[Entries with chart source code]
..........

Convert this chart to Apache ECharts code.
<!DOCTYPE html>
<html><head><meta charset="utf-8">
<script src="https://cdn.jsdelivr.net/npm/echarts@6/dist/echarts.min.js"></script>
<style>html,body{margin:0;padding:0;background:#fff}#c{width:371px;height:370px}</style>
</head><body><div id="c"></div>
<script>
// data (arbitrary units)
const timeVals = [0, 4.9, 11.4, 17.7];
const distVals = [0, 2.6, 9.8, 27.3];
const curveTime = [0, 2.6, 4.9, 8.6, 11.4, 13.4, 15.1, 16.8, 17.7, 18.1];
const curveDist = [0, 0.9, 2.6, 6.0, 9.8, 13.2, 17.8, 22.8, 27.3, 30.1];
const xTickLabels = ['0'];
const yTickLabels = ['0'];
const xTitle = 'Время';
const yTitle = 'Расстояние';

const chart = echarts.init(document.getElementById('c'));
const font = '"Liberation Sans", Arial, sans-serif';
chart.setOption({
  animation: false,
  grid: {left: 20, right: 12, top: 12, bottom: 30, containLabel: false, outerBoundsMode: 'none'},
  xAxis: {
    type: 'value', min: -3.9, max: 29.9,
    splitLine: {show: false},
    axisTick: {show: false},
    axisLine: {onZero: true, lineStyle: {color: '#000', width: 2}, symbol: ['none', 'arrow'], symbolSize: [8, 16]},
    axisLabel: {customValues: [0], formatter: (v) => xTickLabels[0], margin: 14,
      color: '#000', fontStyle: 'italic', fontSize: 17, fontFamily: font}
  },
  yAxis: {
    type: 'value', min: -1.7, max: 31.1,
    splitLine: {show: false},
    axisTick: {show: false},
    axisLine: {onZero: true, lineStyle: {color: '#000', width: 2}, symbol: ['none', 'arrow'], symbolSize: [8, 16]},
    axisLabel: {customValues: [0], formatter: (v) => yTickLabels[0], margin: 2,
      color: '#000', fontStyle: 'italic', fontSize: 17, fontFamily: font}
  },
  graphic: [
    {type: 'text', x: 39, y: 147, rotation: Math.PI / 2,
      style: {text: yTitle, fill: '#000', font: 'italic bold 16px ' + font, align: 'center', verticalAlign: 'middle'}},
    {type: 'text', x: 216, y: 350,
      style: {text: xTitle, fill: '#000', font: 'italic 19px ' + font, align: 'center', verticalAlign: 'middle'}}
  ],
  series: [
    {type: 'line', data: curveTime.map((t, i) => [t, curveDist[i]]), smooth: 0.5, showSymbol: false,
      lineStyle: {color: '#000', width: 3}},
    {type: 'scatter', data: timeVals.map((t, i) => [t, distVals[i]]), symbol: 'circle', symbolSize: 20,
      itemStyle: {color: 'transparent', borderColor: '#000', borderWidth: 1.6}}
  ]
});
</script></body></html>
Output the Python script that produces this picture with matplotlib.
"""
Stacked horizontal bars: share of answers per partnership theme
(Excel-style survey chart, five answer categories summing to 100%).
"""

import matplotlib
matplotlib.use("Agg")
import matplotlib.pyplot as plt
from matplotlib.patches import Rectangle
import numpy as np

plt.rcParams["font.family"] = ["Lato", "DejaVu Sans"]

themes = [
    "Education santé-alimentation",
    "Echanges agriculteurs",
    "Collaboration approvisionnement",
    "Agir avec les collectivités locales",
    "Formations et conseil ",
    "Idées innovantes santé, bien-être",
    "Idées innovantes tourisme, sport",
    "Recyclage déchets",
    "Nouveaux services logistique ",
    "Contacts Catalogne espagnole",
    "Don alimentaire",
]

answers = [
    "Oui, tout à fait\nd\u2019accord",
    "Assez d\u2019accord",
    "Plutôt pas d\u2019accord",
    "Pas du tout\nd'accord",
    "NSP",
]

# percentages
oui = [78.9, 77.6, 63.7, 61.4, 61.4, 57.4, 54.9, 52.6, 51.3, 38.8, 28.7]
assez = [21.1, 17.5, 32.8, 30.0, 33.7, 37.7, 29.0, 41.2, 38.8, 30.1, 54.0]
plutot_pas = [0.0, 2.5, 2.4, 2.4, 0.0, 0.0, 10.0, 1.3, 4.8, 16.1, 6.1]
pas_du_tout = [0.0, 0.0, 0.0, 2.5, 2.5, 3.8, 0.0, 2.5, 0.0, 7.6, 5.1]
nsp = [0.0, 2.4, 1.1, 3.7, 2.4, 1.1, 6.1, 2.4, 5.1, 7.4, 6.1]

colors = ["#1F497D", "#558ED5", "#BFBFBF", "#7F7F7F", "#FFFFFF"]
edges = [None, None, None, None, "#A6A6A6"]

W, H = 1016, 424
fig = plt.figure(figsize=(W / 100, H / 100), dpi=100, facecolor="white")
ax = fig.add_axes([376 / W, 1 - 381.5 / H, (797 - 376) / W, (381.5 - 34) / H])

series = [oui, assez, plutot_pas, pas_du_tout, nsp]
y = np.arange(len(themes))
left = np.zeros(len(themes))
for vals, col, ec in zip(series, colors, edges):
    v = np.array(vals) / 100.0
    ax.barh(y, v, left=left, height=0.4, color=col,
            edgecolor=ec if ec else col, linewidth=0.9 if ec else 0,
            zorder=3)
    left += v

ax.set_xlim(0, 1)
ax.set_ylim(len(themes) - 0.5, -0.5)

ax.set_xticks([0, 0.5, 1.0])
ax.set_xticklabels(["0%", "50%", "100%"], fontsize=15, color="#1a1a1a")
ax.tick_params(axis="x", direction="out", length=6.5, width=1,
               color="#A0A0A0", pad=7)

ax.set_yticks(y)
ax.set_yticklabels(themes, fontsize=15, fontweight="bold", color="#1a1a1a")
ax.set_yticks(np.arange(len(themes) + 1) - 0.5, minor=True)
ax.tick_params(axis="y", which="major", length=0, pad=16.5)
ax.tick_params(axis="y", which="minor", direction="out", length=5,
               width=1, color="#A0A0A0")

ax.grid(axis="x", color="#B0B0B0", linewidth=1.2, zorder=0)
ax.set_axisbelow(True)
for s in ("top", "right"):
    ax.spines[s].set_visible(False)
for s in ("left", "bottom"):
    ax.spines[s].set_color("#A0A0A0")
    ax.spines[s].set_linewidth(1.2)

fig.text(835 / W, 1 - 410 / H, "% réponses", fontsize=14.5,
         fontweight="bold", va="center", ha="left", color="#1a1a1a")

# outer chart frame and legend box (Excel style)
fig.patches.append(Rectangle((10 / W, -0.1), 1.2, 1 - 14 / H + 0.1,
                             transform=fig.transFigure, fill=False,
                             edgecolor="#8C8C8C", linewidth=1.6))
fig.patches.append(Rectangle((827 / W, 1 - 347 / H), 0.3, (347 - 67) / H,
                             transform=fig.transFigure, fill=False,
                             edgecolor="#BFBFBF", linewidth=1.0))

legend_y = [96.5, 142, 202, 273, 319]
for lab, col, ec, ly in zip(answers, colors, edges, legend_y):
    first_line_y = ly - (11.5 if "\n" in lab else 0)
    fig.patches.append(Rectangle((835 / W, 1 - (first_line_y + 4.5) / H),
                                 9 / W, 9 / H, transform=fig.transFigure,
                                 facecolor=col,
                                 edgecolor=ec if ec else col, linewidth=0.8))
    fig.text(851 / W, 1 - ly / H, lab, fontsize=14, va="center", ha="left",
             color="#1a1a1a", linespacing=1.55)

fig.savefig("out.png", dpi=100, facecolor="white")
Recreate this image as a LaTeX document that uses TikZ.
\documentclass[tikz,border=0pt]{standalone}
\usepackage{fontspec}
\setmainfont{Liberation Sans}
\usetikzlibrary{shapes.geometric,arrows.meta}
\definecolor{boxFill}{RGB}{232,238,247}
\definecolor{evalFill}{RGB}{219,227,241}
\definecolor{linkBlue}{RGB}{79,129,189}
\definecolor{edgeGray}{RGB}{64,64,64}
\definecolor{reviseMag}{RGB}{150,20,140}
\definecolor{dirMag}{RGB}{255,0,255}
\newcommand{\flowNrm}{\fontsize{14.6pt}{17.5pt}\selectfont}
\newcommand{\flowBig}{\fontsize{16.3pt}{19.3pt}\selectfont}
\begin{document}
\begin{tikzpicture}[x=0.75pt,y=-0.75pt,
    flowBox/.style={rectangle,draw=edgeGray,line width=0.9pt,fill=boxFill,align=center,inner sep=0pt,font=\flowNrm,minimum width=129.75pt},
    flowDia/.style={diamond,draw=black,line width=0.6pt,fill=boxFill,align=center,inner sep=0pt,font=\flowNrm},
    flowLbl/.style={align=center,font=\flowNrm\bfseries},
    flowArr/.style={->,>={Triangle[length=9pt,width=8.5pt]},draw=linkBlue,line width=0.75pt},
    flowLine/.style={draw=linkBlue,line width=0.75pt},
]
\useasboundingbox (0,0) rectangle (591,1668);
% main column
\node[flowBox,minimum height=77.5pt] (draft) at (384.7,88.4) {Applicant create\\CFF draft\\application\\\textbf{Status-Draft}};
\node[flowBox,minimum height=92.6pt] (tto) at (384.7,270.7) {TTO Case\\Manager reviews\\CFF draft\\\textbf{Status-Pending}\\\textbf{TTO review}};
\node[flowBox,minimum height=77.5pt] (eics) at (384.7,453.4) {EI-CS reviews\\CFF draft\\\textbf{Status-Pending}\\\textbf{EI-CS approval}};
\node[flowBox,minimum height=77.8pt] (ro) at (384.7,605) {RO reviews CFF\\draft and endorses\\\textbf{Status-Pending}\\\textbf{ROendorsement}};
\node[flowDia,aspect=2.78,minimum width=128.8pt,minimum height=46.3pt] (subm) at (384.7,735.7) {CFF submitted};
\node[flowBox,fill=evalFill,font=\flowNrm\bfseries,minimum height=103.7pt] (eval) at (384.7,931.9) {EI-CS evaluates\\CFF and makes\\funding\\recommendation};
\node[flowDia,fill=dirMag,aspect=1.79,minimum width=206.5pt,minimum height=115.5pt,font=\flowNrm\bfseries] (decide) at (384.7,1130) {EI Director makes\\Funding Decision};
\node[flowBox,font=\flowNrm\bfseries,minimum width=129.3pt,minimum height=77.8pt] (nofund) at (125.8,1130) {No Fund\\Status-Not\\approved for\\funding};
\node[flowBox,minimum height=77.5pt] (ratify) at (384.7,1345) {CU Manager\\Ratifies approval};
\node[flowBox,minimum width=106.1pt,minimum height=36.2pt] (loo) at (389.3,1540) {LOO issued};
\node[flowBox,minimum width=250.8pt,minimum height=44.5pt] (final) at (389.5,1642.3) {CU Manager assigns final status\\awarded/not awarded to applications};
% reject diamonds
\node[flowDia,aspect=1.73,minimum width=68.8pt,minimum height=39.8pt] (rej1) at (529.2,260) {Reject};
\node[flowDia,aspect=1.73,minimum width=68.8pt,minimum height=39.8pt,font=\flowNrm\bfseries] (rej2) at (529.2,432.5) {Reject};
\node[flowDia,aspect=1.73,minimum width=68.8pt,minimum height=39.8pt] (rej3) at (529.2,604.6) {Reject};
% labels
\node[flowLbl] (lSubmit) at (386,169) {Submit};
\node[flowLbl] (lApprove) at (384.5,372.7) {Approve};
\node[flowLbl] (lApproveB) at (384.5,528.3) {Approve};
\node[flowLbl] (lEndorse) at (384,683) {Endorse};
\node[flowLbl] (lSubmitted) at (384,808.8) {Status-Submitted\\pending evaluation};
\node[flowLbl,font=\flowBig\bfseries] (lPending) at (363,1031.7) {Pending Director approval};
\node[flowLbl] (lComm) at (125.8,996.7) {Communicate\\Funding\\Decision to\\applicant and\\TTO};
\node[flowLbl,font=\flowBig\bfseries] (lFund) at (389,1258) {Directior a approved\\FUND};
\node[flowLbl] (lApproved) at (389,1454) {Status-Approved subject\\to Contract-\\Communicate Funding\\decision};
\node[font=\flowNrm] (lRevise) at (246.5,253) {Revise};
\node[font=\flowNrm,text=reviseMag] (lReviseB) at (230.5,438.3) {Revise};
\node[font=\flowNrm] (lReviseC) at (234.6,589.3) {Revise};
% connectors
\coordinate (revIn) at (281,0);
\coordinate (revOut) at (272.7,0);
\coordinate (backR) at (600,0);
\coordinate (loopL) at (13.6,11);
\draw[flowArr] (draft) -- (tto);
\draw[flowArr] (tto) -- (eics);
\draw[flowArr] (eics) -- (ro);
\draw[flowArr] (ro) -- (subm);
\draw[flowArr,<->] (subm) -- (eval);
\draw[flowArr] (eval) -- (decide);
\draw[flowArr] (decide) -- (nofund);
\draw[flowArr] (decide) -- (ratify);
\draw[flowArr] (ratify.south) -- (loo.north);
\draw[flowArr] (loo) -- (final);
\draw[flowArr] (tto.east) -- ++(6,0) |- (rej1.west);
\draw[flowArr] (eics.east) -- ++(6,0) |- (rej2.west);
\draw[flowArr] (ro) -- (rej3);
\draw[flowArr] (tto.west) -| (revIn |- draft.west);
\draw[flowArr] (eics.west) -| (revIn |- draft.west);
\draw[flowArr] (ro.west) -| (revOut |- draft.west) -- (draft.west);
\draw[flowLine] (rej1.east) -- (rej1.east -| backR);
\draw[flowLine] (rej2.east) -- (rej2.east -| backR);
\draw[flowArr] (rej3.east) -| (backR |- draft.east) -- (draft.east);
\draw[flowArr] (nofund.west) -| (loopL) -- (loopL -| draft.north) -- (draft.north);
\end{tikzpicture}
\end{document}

..........

**WHAT THE TASK ASKS**
All lines in the listing above from the line containing "Output the Python" to the line containing "ax = fig.add_axes([376", inclusive, should be retyped exactly; no other lines should appear.

**CORRECT RESPONSE**
Output the Python script that produces this picture with matplotlib.
"""
Stacked horizontal bars: share of answers per partnership theme
(Excel-style survey chart, five answer categories summing to 100%).
"""

import matplotlib
matplotlib.use("Agg")
import matplotlib.pyplot as plt
from matplotlib.patches import Rectangle
import numpy as np

plt.rcParams["font.family"] = ["Lato", "DejaVu Sans"]

themes = [
    "Education santé-alimentation",
    "Echanges agriculteurs",
    "Collaboration approvisionnement",
    "Agir avec les collectivités locales",
    "Formations et conseil ",
    "Idées innovantes santé, bien-être",
    "Idées innovantes tourisme, sport",
    "Recyclage déchets",
    "Nouveaux services logistique ",
    "Contacts Catalogne espagnole",
    "Don alimentaire",
]

answers = [
    "Oui, tout à fait\nd\u2019accord",
    "Assez d\u2019accord",
    "Plutôt pas d\u2019accord",
    "Pas du tout\nd'accord",
    "NSP",
]

# percentages
oui = [78.9, 77.6, 63.7, 61.4, 61.4, 57.4, 54.9, 52.6, 51.3, 38.8, 28.7]
assez = [21.1, 17.5, 32.8, 30.0, 33.7, 37.7, 29.0, 41.2, 38.8, 30.1, 54.0]
plutot_pas = [0.0, 2.5, 2.4, 2.4, 0.0, 0.0, 10.0, 1.3, 4.8, 16.1, 6.1]
pas_du_tout = [0.0, 0.0, 0.0, 2.5, 2.5, 3.8, 0.0, 2.5, 0.0, 7.6, 5.1]
nsp = [0.0, 2.4, 1.1, 3.7, 2.4, 1.1, 6.1, 2.4, 5.1, 7.4, 6.1]

colors = ["#1F497D", "#558ED5", "#BFBFBF", "#7F7F7F", "#FFFFFF"]
edges = [None, None, None, None, "#A6A6A6"]

W, H = 1016, 424
fig = plt.figure(figsize=(W / 100, H / 100), dpi=100, facecolor="white")
ax = fig.add_axes([376 / W, 1 - 381.5 / H, (797 - 376) / W, (381.5 - 34) / H])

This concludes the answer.